Last month I attended the Monterey Design Conference (MDC), an AIA event which occurs every odd-numbered year at the Asilomar Conference Center in Pacific Grove, California. Asilomar, roughly translated, means “Refuge by the Sea” and what a refuge it is. George Bissell is known as the “Father of the MDC” which kicked off in 1979. Bissell appointed three co-chairs: Ray Kappe, Timothy Vreeland and one of my professors at Cal Poly Pomona, the late Bernard Zimmerman.
Imagine a gathering of some of the most influential and inspirational architects and designers from all over the world presenting their work and design philosophies. Now draw them all to the Monterey coast in a scenic and sustainable setting with lodging, fine food and enough libations to keep the conversations lively and long. Asilomar was the main character of this three-day event.
Between 1913 and 1929, Julia Morgan designed Asilomar and its 16 California Arts and Crafts style buildings. However, Asilomar was not Morgan’s most famous work; that distinction goes to La Cuesta Encantada. Some people refer to that structure by another name, Hearst Castle. Morgan received the AIA Gold Medal, posthumously, in 2014.
I have attended several trade shows, most of which can be described as product petting zoos, heavy on marketing and networking, which are all valuable and informative. This was a bit different. The MDC has the feel of “Summer Camp” aided by the fact that many attendees stayed at the conference center itself.
With only a small number of vendors including Graphisoft (ArchiCAD), James Hardie and ThermaTRU, the emphasis was on architecture and design.

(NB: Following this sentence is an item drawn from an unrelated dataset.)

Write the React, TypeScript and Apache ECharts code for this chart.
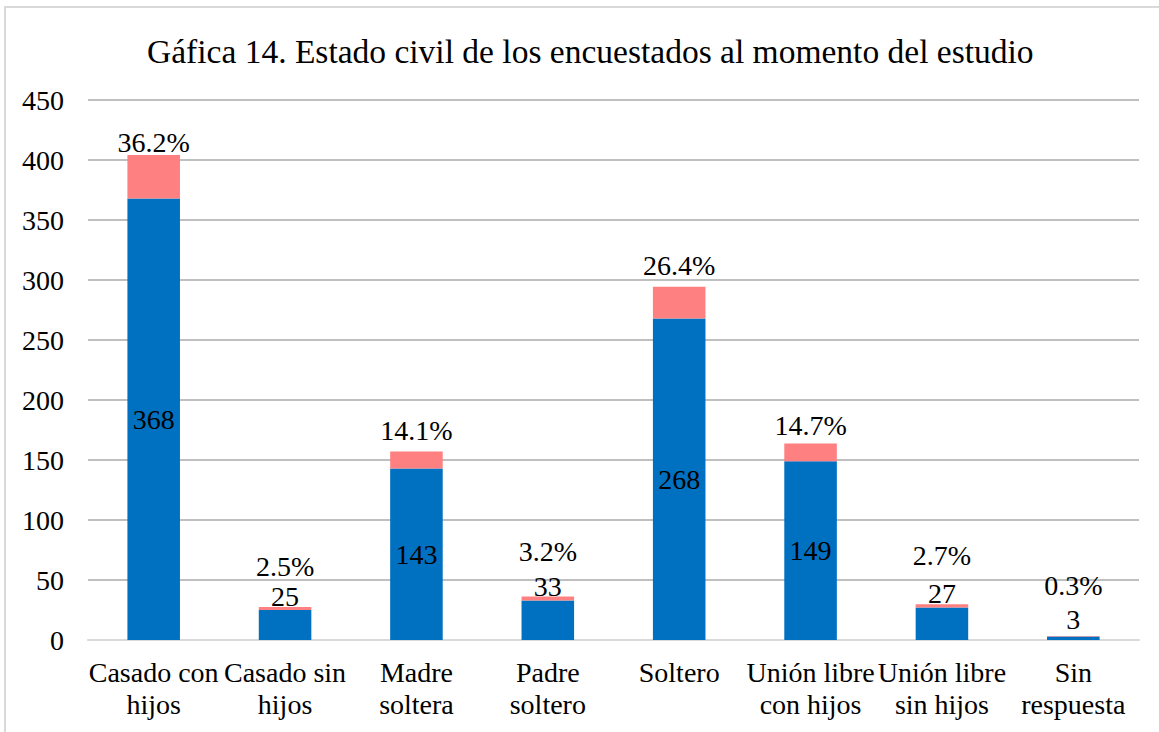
import React, { useEffect, useRef } from "react";
import * as echarts from "echarts";

const titleText = "Gáfica 14. Estado civil de los encuestados al momento del estudio";
const categories = [
  "Casado con hijos",
  "Casado sin hijos",
  "Madre soltera",
  "Padre soltero",
  "Soltero",
  "Unión libre con hijos",
  "Unión libre sin hijos",
  "Sin respuesta",
];
const categoryLabels = [
  "Casado con\nhijos",
  "Casado sin\nhijos",
  "Madre\nsoltera",
  "Padre\nsoltero",
  "Soltero",
  "Unión libre\ncon hijos",
  "Unión libre\nsin hijos",
  "Sin\nrespuesta",
];
const counts = [368, 25, 143, 33, 268, 149, 27, 3];
const percents = [36.2, 2.5, 14.1, 3.2, 26.4, 14.7, 2.7, 0.3];
const yTicks = [0, 50, 100, 150, 200, 250, 300, 350, 400, 450];

// label styling (not data)
const countLabelInside = [true, false, true, false, true, true, false, false];
const countLabelDistance = [0, 0, 0, 0, 0, 0, 0, 3];
const pctLabelDistance = [-2, 27, 7, 31, 7, 4, 35, 37];

const FONT = "'Liberation Serif', 'Times New Roman', serif";
const FS = 28;

export default function App() {
  const ref = useRef<HTMLDivElement>(null);
  useEffect(() => {
    const chart = echarts.init(ref.current!, null, { renderer: "svg" });
    const labelMap: Record<string, string> = {};
    categories.forEach((c, i) => (labelMap[c] = categoryLabels[i]));
    chart.setOption({
      animation: false,
      backgroundColor: "#ffffff",
      title: {
        text: titleText,
        left: 142,
        top: 29,
        textStyle: { fontFamily: FONT, fontSize: 33.5, fontWeight: "normal", color: "#000" },
      },
      graphic: [
        {
          type: "polyline",
          shape: { points: [[5, 740], [5, 7], [1170, 7]] },
          style: { stroke: "#D9D9D9", lineWidth: 2, fill: "none" },
          silent: true,
        },
      ],
      grid: { left: 88, right: 20, top: 100, bottom: 92, containLabel: false },
      xAxis: {
        type: "category",
        data: categories,
        axisLine: { show: true, lineStyle: { color: "#D9D9D9", width: 2 } },
        axisTick: { show: false },
        axisLabel: {
          interval: 0,
          formatter: (v: string) => labelMap[v],
          fontFamily: FONT,
          fontSize: FS,
          color: "#000",
          lineHeight: 32,
          margin: 16,
        },
      },
      yAxis: {
        type: "value",
        min: yTicks[0],
        max: yTicks[yTicks.length - 1],
        interval: 50,
        axisLine: { show: false },
        axisTick: { show: false },
        splitLine: { lineStyle: { color: "#BFBFBF", width: 2 } },
        axisLabel: { fontFamily: FONT, fontSize: FS, color: "#000", margin: 24 },
      },
      series: [
        {
          type: "bar",
          name: "Frecuencia",
          stack: "total",
          barWidth: "40%",
          itemStyle: { color: "#0070C0" },
          data: counts.map((v, i) => ({
            value: v,
            label: {
              show: true,
              position: countLabelInside[i] ? "inside" : "top",
              distance: countLabelDistance[i],
              fontFamily: FONT,
              fontSize: FS,
              color: "#000",
            },
          })),
        },
        {
          type: "bar",
          name: "Porcentaje",
          stack: "total",
          barWidth: "40%",
          itemStyle: { color: "#FF8080" },
          data: percents.map((v, i) => ({
            value: v,
            label: {
              show: true,
              position: "top",
              distance: pctLabelDistance[i],
              formatter: `${v}%`,
              fontFamily: FONT,
              fontSize: FS,
              color: "#000",
            },
          })),
        },
      ],
    });
    return () => chart.dispose();
  }, []);
  return (
    <div
      ref={ref}
      style={{ position: "absolute", left: 0, top: 0, width: 1159, height: 732 }}
    />
  );
}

An aggressive three-day schedule of lectures included several influential speakers:
Gere (pronounced “Jerry”) Kavanaugh spoke about her career as a graphic and industrial designer. She was the leader of the “Damsels of Design,” a team of talented women in the 1950’s who designed the interiors of GM cars, and later, a line of appliances for Frigidaire (a subsidiary of GM.) She condensed the gravity of her 60 years of design down to one encapsulating phrase, “I collect color and information.” She also encouraged designers not to be afraid of a cluttered workspace!
Shohei Shigematsu represented OMA (Office for Metropolitan Architecture, founded by Rem Koolhaus) and spoke about the firm’s work. One example was Milstein Hall at Cornell University in Ithaca, New York, which challenges our conceptions about floors, ceilings, and walls. He also attributed the rebirth of innovative and experimental modernism to the economic downturn of 2008. We are also seeing that trend here at WHA.
By many accounts, the highlight of the conference was a lecture by Sou Fujimoto, another Japanese architect who spoke about his childhood in the forests of Hokkaido and later, his education in Tokyo. Sou recognizes that the elements that create the forest and the city may be very different, but the emotions they create, are exactly the same. Pieces create protection and opportunity… inside and outside, brought together by blurred distinctions. His work was a clear and obvious extension of his life and lessons. Whereas, in far too many lectures, architectural esoterica becomes detached as it gives way to the trendy renderings and images that follow.
Sou’s outdoor/public restroom project is the most obvious and amusing example of his manipulations of comfort and vulnerability. With Fujimoto, it’s very clear how his upbringing and education inform his architecture.
Two years will be a long wait for the next Monterey Design Conference at Asilomar.
Mark your calendars now for October, 25th – 27th, 2019.